When I’m in the thick of a show, my day normally starts about 3 minutes after I wake up, when I check my work emails as soon as my eyes can focus properly. I’ll head in to work early to catch up on any budget or resource issues I need to deal with, then, once the team is in, I’ll spend pretty much the rest of my day putting out fires before finally heading home sometime between 10pm and 2am.

I won’t take lunch. Instead, I’ll use that hour when everything is quieter to catch up on the less oh-my-god-the-world-is-going-to-end-if-this-isn’t-fixed-right-now problems.

There is never enough time in my day to do all of the things.

As you can imagine, that means that some of the not-as-urgent items slip through the cracks. Unfortunately, those not-as-urgent items tend to be things like paying my phone bill, picking up a package from the post-office, or taking my car into the mechanics. The bad news is, life doesn’t stop just because I’m on a film – the phone company still wants their money, my boyfriend would like his birthday present, and the car really probably shouldn’t be making that noise when I brake.

That’s where a PA comes in. They’re hired to take care of all the little problems, so that I can focus on the bigger ones. The little problems can range from restocking the office kitchen, to, well, anything. One time I got lost on my way to a location scout, so the locations manager handed me a PA for the day.
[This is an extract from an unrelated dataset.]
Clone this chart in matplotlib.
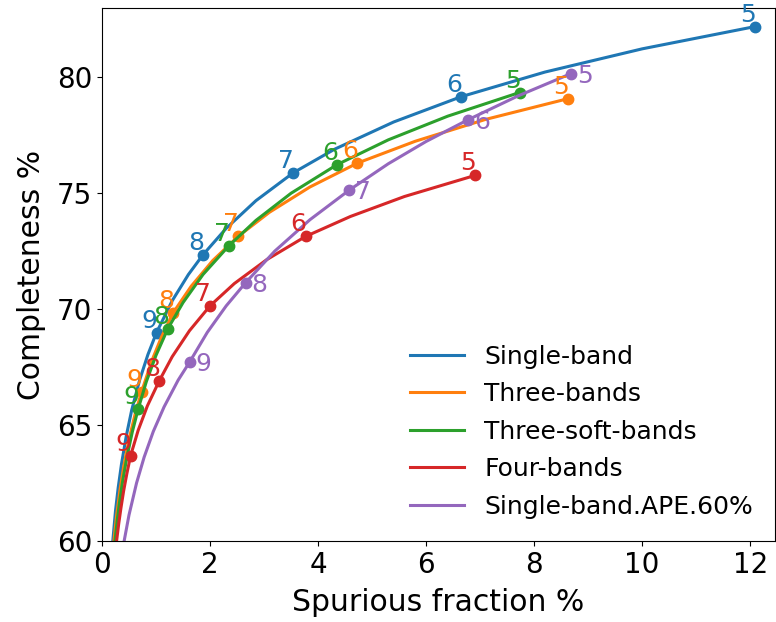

All that kid did all day was sit in the car with me to make sure I didn’t get lost between locations.

I’m pretty sure that was not what he expected he would be doing when he was in film school.
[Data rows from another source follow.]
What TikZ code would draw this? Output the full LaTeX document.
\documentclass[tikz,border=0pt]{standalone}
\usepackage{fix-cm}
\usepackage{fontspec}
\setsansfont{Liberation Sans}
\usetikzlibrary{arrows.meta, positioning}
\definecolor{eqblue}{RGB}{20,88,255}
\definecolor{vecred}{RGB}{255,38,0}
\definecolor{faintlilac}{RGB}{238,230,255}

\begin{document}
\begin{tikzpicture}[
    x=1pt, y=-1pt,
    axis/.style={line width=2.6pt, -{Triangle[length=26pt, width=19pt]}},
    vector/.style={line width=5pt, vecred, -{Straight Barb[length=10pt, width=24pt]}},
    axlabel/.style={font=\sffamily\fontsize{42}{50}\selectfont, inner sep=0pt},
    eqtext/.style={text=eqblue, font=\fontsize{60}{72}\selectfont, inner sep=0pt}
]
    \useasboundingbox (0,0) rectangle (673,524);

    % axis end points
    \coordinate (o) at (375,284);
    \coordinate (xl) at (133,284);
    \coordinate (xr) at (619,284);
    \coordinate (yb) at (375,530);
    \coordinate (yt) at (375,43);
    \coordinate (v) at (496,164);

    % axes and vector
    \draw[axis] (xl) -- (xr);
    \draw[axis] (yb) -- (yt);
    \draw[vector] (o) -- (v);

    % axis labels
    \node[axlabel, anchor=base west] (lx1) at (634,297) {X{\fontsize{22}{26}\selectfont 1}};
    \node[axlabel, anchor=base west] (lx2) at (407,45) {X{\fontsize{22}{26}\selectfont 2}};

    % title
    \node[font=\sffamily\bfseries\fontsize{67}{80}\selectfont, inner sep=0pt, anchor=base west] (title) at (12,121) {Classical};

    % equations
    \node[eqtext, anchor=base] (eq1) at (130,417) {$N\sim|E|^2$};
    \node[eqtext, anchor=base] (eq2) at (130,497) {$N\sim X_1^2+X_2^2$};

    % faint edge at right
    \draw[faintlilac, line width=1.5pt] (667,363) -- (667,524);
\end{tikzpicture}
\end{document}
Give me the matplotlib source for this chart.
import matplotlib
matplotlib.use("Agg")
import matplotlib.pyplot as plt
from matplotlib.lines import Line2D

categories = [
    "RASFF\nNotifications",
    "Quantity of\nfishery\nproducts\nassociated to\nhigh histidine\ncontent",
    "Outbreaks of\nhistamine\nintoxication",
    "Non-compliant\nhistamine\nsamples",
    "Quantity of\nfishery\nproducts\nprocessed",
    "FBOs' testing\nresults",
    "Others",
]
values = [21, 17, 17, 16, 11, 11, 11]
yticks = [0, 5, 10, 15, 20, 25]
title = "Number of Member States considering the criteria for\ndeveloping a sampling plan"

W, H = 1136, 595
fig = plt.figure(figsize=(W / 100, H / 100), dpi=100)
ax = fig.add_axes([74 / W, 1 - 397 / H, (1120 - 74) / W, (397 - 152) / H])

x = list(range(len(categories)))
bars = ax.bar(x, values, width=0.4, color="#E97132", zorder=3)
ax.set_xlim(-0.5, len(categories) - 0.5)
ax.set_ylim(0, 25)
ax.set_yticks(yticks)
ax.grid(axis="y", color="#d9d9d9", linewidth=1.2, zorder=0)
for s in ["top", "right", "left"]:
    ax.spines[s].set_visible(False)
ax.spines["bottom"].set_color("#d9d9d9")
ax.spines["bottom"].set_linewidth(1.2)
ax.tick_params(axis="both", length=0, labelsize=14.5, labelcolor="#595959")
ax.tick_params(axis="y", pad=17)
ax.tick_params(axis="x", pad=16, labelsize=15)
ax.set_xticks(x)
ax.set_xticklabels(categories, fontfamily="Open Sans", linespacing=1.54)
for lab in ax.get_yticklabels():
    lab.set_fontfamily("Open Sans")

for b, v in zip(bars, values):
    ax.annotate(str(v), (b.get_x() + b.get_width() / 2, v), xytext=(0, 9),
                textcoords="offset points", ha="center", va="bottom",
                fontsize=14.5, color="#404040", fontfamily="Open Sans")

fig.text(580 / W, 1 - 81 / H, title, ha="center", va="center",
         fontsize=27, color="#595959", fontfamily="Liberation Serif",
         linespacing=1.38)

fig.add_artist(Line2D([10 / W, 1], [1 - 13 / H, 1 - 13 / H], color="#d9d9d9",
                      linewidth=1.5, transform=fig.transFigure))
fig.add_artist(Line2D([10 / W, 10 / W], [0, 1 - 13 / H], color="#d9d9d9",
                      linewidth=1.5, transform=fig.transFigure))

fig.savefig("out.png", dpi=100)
On the plus side, spending six months as a PA is a great way to see if you really want to be in the film industry.

You see, a lot of people want to work on movies. It’s seen as exciting and glamorous, all Hollywood red carpets and mingling with stars.

In reality, it’s long hours and egos. It’s missed birthdays and divorces. It’s financial uncertainty and politics. I mean, it’s still amazing – we do get to paid to make movies, after all – but there’s definitely more to it than just the celeb-fest that Variety would have you believe.

And, because a PA’s skill set is pretty minimal, we’ll hire almost anyone who wants a job and can put up with being treated like a PA for six months. I’ve known baristas, waitresses and bartenders who have all gotten their foot in the door because they served a producer who was looking for a PA at the time.

Of that flock of PAs that we’ve hired, not all of them are going to want to stay in the film industry once they’ve seen behind the curtain. And that’s what makes being a PA a good entry level job – if you’re not okay with having to get coffees for a group of executives, you’re really not going to like some of the things coming up later in your career. Better to get out early, in that case.

But, for all that, being a PA can actually be a fun job. Sure, the pay sucks, but it’s (relatively) low stress, every day is different, and it’s a great opportunity to see the whole film making process. Also, most people on the crew were once PAs, so they’ll (generally) be pretty nice to you.

PAs also work across departments, meaning they get to know everyone on the crew, in a way that most department specific crew won’t. Not only does this make the PA role a lot more social than other crew positions, but it’s a good chance to decide which direction you want to go in your career. And because you know everyone, it’s usually not too hard to wrangle a gig in that department on the next film.**

If you get the opportunity to work on a film as a PA, don’t be put off by some of the stranger jobs you have to do – the person getting you to do that job probably had to do something worse when they were a PA.

And don’t worry – the pay does get better.

* Fortunately for both of us, my underwear was surprisingly okay.

** Just don’t be a jackass. In fact, that’s such good advice, I think I’m going to do a blog post on that topic.